Because Simmons later bragged about the murder, the crime was not difficult to solve. Once in custody, he confessed and performed a videotaped reenactment of the crime.4 As a consequence, the guilt phase of the trial in Missouri state court was uncontested.
At the penalty phase, both sides brought up Simmons's age-the defense attorney arguing that he should not receive an adult sentence (meaning death) because he was not old enough to drink, serve on juries, or even see certain movies, and the prosecutor suggesting that his youthfulness made him all the more "scary."5
After Simmons's conviction was affirmed on appeal, the U.S. Supreme Court held in Atkins v. Virginia6 that the Eighth Amendment's prohibition of cruel and unusual punishment proscribes execution of the mentally retarded because "mental retardation ... diminishes personal culpability even if the offender can distinguish right from wrong."7
Simmons then petitioned for post-conviction relief, and Missouri's high court reversed his death sentence, concluding that Atkins suggested that the Eighth Amendment also prohibited the execution of juveniles.
The U.S. Supreme Court, in the opinion by Justice Anthony Kennedy, began its analysis by saying it has long held that "evolving standards of decency" govern the prohibition of cruel and unusual punishment.8 The Court recognized that in 1989, in Stanford v. Kentucky? it had upheld the death penalty for 16- and 17-year-olds after having struck it down the previous year for those under 16."'
But the Court also upheld the death penalty for the retarded11 in 1989 and then reversed that decision in Atkins. The question became whether-either because of statistics or a similarity in the moral issues involved in executing retarded and juvenile offenders-Stanford should also be reversed.

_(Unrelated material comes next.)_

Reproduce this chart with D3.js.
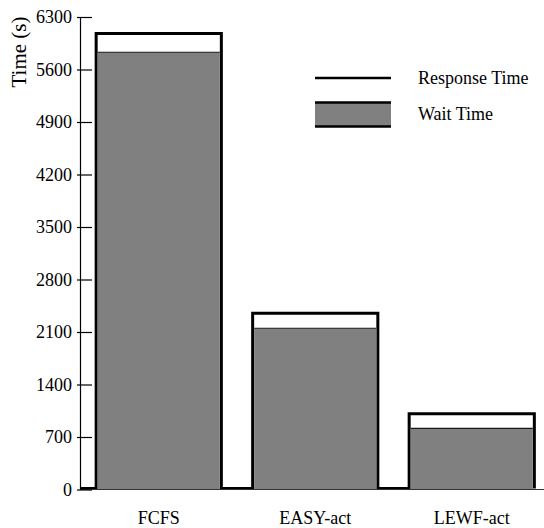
<!DOCTYPE html>
<html>
<head>
<meta charset="utf-8">
<script src="https://cdn.jsdelivr.net/npm/d3@7"></script>
<style>
  html, body { margin: 0; padding: 0; background: #fff; }
  svg { display: block; }
  text { font-family: "Liberation Serif", "Times New Roman", serif; fill: #000; }
</style>
</head>
<body>
<script>
const categories = ["FCFS", "EASY-act", "LEWF-act"];
const responseTime = [6080, 2350, 1010];
const waitTime = [5830, 2150, 815];
const yTicks = [0, 700, 1400, 2100, 2800, 3500, 4200, 4900, 5600, 6300];
const legendLabels = ["Response Time", "Wait Time"];

const W = 544, H = 528;
const FS = 18;
const svg = d3.select("body").append("svg").attr("width", W).attr("height", H);

const axisX = 80;
const y = d3.scaleLinear().domain([0, 6300]).range([489.5, 17]);
const x = d3.scaleBand().domain(categories).range([80.5, 550]).paddingInner(0.2).paddingOuter(0.1);
const y0 = y(0);
const sw = 3;

// Response-time boxes (white fill)
svg.append("g").selectAll("rect").data(categories).join("rect")
  .attr("x", d => x(d))
  .attr("y", (d, i) => y(responseTime[i]))
  .attr("width", x.bandwidth())
  .attr("height", (d, i) => y0 - y(responseTime[i]))
  .attr("fill", "#fff");

// Step outline of response times along baseline
const pathD = d3.path();
pathD.moveTo(axisX, y0 - 1);
categories.forEach((c, i) => {
  pathD.lineTo(x(c), y0 - 1);
  pathD.lineTo(x(c), y(responseTime[i]));
  pathD.lineTo(x(c) + x.bandwidth(), y(responseTime[i]));
  pathD.lineTo(x(c) + x.bandwidth(), y0 - 1);
});
svg.append("path").attr("d", pathD.toString())
  .attr("fill", "none").attr("stroke", "#000").attr("stroke-width", sw)
  .attr("stroke-linejoin", "miter");

// Wait-time bars (gray)
svg.append("g").selectAll("rect").data(categories).join("rect")
  .attr("x", d => x(d) + sw / 2)
  .attr("y", (d, i) => y(waitTime[i]))
  .attr("width", x.bandwidth() - sw)
  .attr("height", (d, i) => y0 - y(waitTime[i]))
  .attr("fill", "#808080");
svg.append("g").selectAll("line").data(categories).join("line")
  .attr("x1", d => x(d) + sw / 2)
  .attr("x2", d => x(d) + x.bandwidth() - sw / 2)
  .attr("y1", (d, i) => y(waitTime[i]))
  .attr("y2", (d, i) => y(waitTime[i]))
  .attr("stroke", "#1a1a1a").attr("stroke-width", 1.2);

// Baseline
svg.append("line").attr("x1", axisX).attr("x2", W).attr("y1", y0).attr("y2", y0)
  .attr("stroke", "#333").attr("stroke-width", 1.2);

// Y axis
const yAxis = d3.axisLeft(y).tickValues(yTicks).tickFormat(d3.format("d")).tickSizeOuter(0).tickSizeInner(-12).tickPadding(8);
const gy = svg.append("g").attr("transform", `translate(${axisX},0)`).call(yAxis);
gy.select(".domain").attr("stroke", "#000").attr("stroke-width", 1.2);
gy.selectAll(".tick line").attr("x1", -3).attr("x2", 12).attr("stroke", "#000").attr("stroke-width", 1.2);
gy.selectAll(".tick text").attr("x", -8).attr("font-size", FS)
  .attr("font-family", "Liberation Serif, serif").attr("fill", "#000");

// Y label
svg.append("text").attr("transform", `translate(26,52) rotate(-90)`)
  .attr("text-anchor", "middle").attr("font-size", 21).text("Time (s)");

// X labels
svg.append("g").selectAll("text").data(categories).join("text")
  .attr("x", d => x(d) + x.bandwidth() / 2)
  .attr("y", 524)
  .attr("text-anchor", "middle").attr("font-size", FS)
  .text(d => d);

// Legend
const lg = svg.append("g");
lg.append("line").attr("x1", 315).attr("x2", 391).attr("y1", 78).attr("y2", 78)
  .attr("stroke", "#000").attr("stroke-width", 2.7);
lg.append("rect").attr("x", 315).attr("y", 102.5).attr("width", 76).attr("height", 24)
  .attr("fill", "#808080");
lg.append("line").attr("x1", 315).attr("x2", 391).attr("y1", 102.5).attr("y2", 102.5)
  .attr("stroke", "#000").attr("stroke-width", 2.7);
lg.append("line").attr("x1", 315).attr("x2", 391).attr("y1", 126.5).attr("y2", 126.5)
  .attr("stroke", "#000").attr("stroke-width", 2.7);
lg.selectAll("text.lab").data(legendLabels).join("text").attr("class", "lab")
  .attr("x", 418).attr("y", (d, i) => 84 + i * 36)
  .attr("font-size", FS).text(d => d);
</script>
</body>
</html>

Beginning with the statistics, the Court noted that the same number of states-30-currently prohibit juvenile executions as had prohibited mentally disabled executions before Atkins. This includes the 12 states that prohibit the death penalty altogether. Moreover, only three states had actually executed a juvenile in the last 10 years.12
But in an illustration of former British Prime Minister Benjamin Disraeli's maxim that there are "lies, damned lies, and statistics," the dissenters pointed out that there were "currently over 70 juvenile offenders on death row in 12 different states (13 including the respondent)"13 and that the 18 death penalty states that forbid execution of juveniles constitute only 47 percent of states that allow the death penalty.14 "Words have no meaning if the views of less than 50 percent of the death penalty states can constitute a national consensus," Justice Antonin Scalia averred. …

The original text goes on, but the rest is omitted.